Looking at the Tangkhul phrases we can notice that

They are all made of two words, likely a pronoun/subject and a verb/predicate. The only exception to this is g) rāserhāira

The corresponding English translations have a similar feature

Only one of them marks the subject in parentheses as left out from the corresponding Tangkhul phrase. This lets us match g-5

We can now look at the main root in each phrase as suggested in the question

And see that rā- is likely the verb to come, so h and i should be 3 and 7 in some order.

To disambiguate, we go back to the pronouns

Where āni appears in both h and b, and while you(pl.) is only in 3, they(dl.) is in both 7 and 6. We can then match h-7, b-6, and i-3.

Now we have a new starting point

From b-6 we infer that masik- means to pinch, so a and c are 1 and 4 in some order, and def correspond to 289 (thāi- = to see). b, c, and d all share the same -ngarok- infix: this could mean one another since it is present in two "pinching" sentences and one "seeing" sentence. With that we get c-1, a-4 and d-9.

A final couple remains to disambiguate

e, f and 2, 8.

For this, several clues make me think that

e-2 f-8

is the right answer. Here they are:

Comparing g and i we see that the only change in the verb is the final suffix -lā, which could mean that this is what turns all have come in 5 into have all come? in 3. Then e, ending with the same suffix, should be a question. This is consistent with the other question c-1 also ending with -lā.
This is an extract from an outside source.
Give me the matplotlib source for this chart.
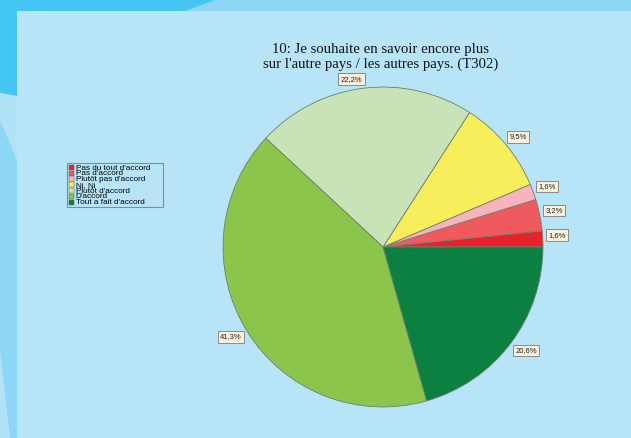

The pronoun ithum is very similar to āthum and nathum, which mean they(pl.) and you(pl.) respectively. It makes sense that ithum would complete the set as we(pl.), leading to f-8.

We will have wanted to see is grammatically more complex than Do you see it?, so it makes sense that the corresponding Tangkhul phrase (especially the verb part) is more complex as well.


At the end there is one detail that I still cannot make sense of, and after double- and triple-checking my reasoning I will claim that the original puzzle has a mistake:

2) Do you (sg.) see it?

Should be

2) Do you (sg.) see (it)?

This is because

In na thāilā, na is the subject (you), thāi- means to see, and -lā makes this phrase a question. This would then translate as Do you see?, without an object. However, from the other sentences using it we can deduce that thāi- is likely a transitive verb in Tangkhul, so the English translation needs to add an object pronoun even if it is implicit in the original version, the same thing that happens in f-8.